Großbritannien im »Brexit«-Schock

Wie konnte das passieren?

Das Ergebnis des britischen Referendums über den Austritt aus der EU ist schockierend, aber nicht überraschend. Es zeigt die tiefe politische Spaltung des Landes.

Am Abend des Referendums waren die Anhänger der »Remain«-Kampagne vorsichtig optimistisch, dass sich Großbritanniens Bürgerinnen und Bürger für einen Verbleib in der EU entscheiden würden. Sie waren überzeugt davon, dass am Ende die Vernunft siegt. Grund genug hatten sie: Während Umfragen vor dem Referendum mit 52 Prozent einen knappen Vorsprung für »Remain« voraussagten, wuchs der Vorsprung am Wahltag auf 54 Prozent. Selbst die Protagonisten der »Leave«-Kampagne glaubten diesen Zahlen. Nigel Farage, der Vorsitzende der rechtspopulistischen Partei Ukip, erklärte bereits kurz nach Schließung der Wahllokale, dass »Remain es wohl gerissen hat«. Der EU-Ausstieg schien gerade noch verhindert worden zu sein.
Beide Seiten der Kampagne hatten während des hochemotionalen Wahlkampfes den Teufel an die Wand gemalt, sowohl im Falle eines Austritts als auch im Falle eines Verbleibs in der EU. Während die »Leave«-Kampagne sich auf die angeblichen Gefahren der Einwanderung und hohen Zahlungen Großbritanniens an die EU konzentrierte, verwiesen die Austrittsgegener auf die katastrophalen Folgen für die britische Wirtschaft. Die britische Regierung unter David Cameron versuchte etwa mit offiziellen Postsendungen an jeden Haushalt, Wahlberechtigte vom Nutzen des Verbleibs in der EU zu überzeugen. Cameron wollte zwar dem rechten Flügel der Konservativen mit dem Referendum Zugeständnisse machen, aber nicht als der Premierminister in die Geschichte eingehen, der Großbritanniens Austritt aus der EU zu verantworten hat.
Der Morgen danach war nicht nur für ihn besonders ernüchternd. 52 Prozent der britischen Wählerinnen und Wähler entschieden sich, bei einer überdurchschnittlich hohen Wahlbeteiligung von 72 Prozent, für den Austritt. Die politische Entscheidung hing von Wohnort, Alter, Bildungsstand und der in Großbritannien immer noch relevanten Klassenzugehörigkeit ab. Junge, gebildete Britinnen und Briten stimmten mehrheitlich für einen Verbleib in der EU. In den Wirtschafts- und Universitätszentren London, Oxford und Cambridge gewann daher »Remain«. In Schottland hat man sich wie erwartet klar für einen Verbleib in der EU entschieden, ebenso in Nordirland.

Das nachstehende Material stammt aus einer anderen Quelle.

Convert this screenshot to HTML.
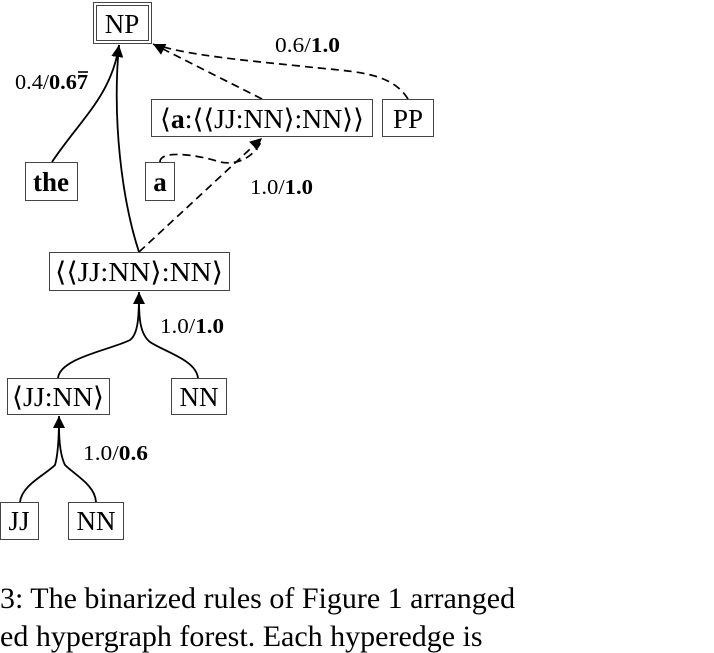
<!DOCTYPE html>
<html><head><meta charset="utf-8"><style>
body{margin:0;background:#fff;width:714px;height:632px;overflow:hidden;position:relative;font-family:"Liberation Serif",serif}
svg{position:absolute;left:0;top:0}
.b{font-family:"Liberation Serif",serif;font-size:27px;fill:#000}
.l{font-family:"Liberation Serif",serif;font-size:21px;fill:#000}
.cap{position:absolute;left:0;font-size:30px;white-space:nowrap;color:#000;line-height:1}
</style></head><body>
<svg width="714" height="632">
<defs><marker id="ah" markerWidth="12" markerHeight="14" refX="12" refY="6" orient="auto" markerUnits="userSpaceOnUse"><path d="M0,0 L12,6 L0,12 z" fill="#000"/></marker></defs>
<g fill="none" stroke="#000" stroke-width="1.8">
<path d="M52,162 C80,120 112,95 119,45" marker-end="url(#ah)"/>
<path d="M139,252 C122,200 112,120 119,45"/>
<path d="M58,378 C60,358 110,350 130,340 C138,334 139,318 139,292" marker-end="url(#ah)"/>
<path d="M198,378 C196,360 165,352 150,342 C140,334 139,318 139,300"/>
<path d="M20,502 C22,485 45,475 55,465 C58,455 59,440 59,416" marker-end="url(#ah)"/>
<path d="M96,502 C95,485 75,475 65,465 C60,455 59,440 59,425"/>
</g>
<g fill="none" stroke="#000" stroke-width="1.7" stroke-dasharray="8,5">
<path d="M139,252 L262,138" marker-end="url(#ah)"/>
<path d="M160,162 C160,150 195,154 220,162 C240,166 255,155 262,140"/>
<path d="M262,99 L153,44" marker-end="url(#ah)"/>
<path d="M408,99 C390,70 350,72 300,66 C240,60 190,55 160,46"/>
</g>
<g fill="#fff" stroke="#444" stroke-width="1">
<rect x="93.5" y="2.5" width="58" height="41"/>
<rect x="96.5" y="5.5" width="52" height="35"/>
<rect x="151.5" y="99.5" width="221" height="37"/>
<rect x="382.5" y="99.5" width="51" height="37"/>
<rect x="25.5" y="162.5" width="52" height="38"/>
<rect x="145.5" y="162.5" width="29" height="38"/>
<rect x="49.5" y="252.5" width="180" height="38"/>
<rect x="7.5" y="378.5" width="102" height="36"/>
<rect x="171.5" y="378.5" width="55" height="36"/>
<rect x="0.5" y="502.5" width="38" height="37"/>
<rect x="68.5" y="502.5" width="55" height="37"/>
</g>
<text class="b" x="122" y="33" text-anchor="middle">NP</text>
<text class="b" x="262" y="128" text-anchor="middle" textLength="204" lengthAdjust="spacingAndGlyphs">⟨<tspan font-weight="bold">a</tspan>:⟨⟨JJ:NN⟩:NN⟩⟩</text>
<text class="b" x="408" y="128" text-anchor="middle">PP</text>
<text class="b" x="51" y="191" text-anchor="middle" font-weight="bold">the</text>
<text class="b" x="160" y="191" text-anchor="middle" font-weight="bold">a</text>
<text class="b" x="139" y="281" text-anchor="middle" textLength="168" lengthAdjust="spacingAndGlyphs">⟨⟨JJ:NN⟩:NN⟩</text>
<text class="b" x="58" y="406" text-anchor="middle" textLength="92" lengthAdjust="spacingAndGlyphs">⟨JJ:NN⟩</text>
<text class="b" x="199" y="406" text-anchor="middle">NN</text>
<text class="b" x="19" y="530" text-anchor="middle">JJ</text>
<text class="b" x="96" y="530" text-anchor="middle">NN</text>
<text class="l" x="15" y="89" textLength="73" lengthAdjust="spacingAndGlyphs">0.4/<tspan font-weight="bold">0.67</tspan></text>
<line x1="78" y1="72" x2="88" y2="72" stroke="#000" stroke-width="1.6"/>
<text class="l" x="275" y="52" textLength="65" lengthAdjust="spacingAndGlyphs">0.6/<tspan font-weight="bold">1.0</tspan></text>
<text class="l" x="250" y="194" textLength="63" lengthAdjust="spacingAndGlyphs">1.0/<tspan font-weight="bold">1.0</tspan></text>
<text class="l" x="160" y="333" textLength="64" lengthAdjust="spacingAndGlyphs">1.0/<tspan font-weight="bold">1.0</tspan></text>
<text class="l" x="83" y="460" textLength="65" lengthAdjust="spacingAndGlyphs">1.0/<tspan font-weight="bold">0.6</tspan></text>
</svg>
<div class="cap" style="top:584px">3: The binarized rules of Figure 1 arranged</div>
<div class="cap" style="top:622px">ed hypergraph forest. Each hyperedge is</div>
</body></html>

Im Rest des Landes überwog allerdings eine EU-feindliche Stimmung, über alle politische Lager hinweg. Selbst in vielen Wahlkreisen, in denen traditionell die Labour-Partei gewählt wird, stimmte die Mehrheit für den Austritt. Dem Vorsitzenden der Labour-Partei, Jeremy Corbyn, wird vorgeworfen, er habe sich nicht deutlich genug für die EU ausgesprochen. Klar ist, dass sich ein Teil der Arbeiterklasse gegen die politisch Verantwortlichen in London gestellt hat. Dies zeigt sich auch in ärmeren und ländlichen Gegenden, wo der EU-Austritt bevorzugt wird, obwohl diese Regionen klar von der EU profitieren. So etwa in Wales, das den überwiegenden Teil der Schaf- und Rindfleischprodukte in die EU exportiert.
Während die langfristigen Auswirkungen des EU-Austritts noch nicht abzusehen sind, gibt es bereits einige konkrete Folgen. Cameron kündigte seinen Rückritt als Premierminister bis zum Parteitag der Konservativen im Oktober an, Schottland will sich notfalls von Großbritannien unabhängig erklären und das britische Pfund hat den niedrigsten Wechselkurs seit 1985. Farage freut sich trotzdem über das Ergebnis. Für ihn ist klar: Die Unruhe auf dem weltweiten Aktienmarkt am Tag nach dem Referendum sei völlig unabhängig vom Ergebnis des Referendums, denn die Wachstumsprognosen seien vorher schon dürftig gewesen. Der Austritt aus der EU sei vielmehr die Lösung der wirtschaftlichen Probleme Großbritanniens. Zu viele Wählerinnen und Wähler waren offensichtlich zum gleichen Fehlschluss gekommen.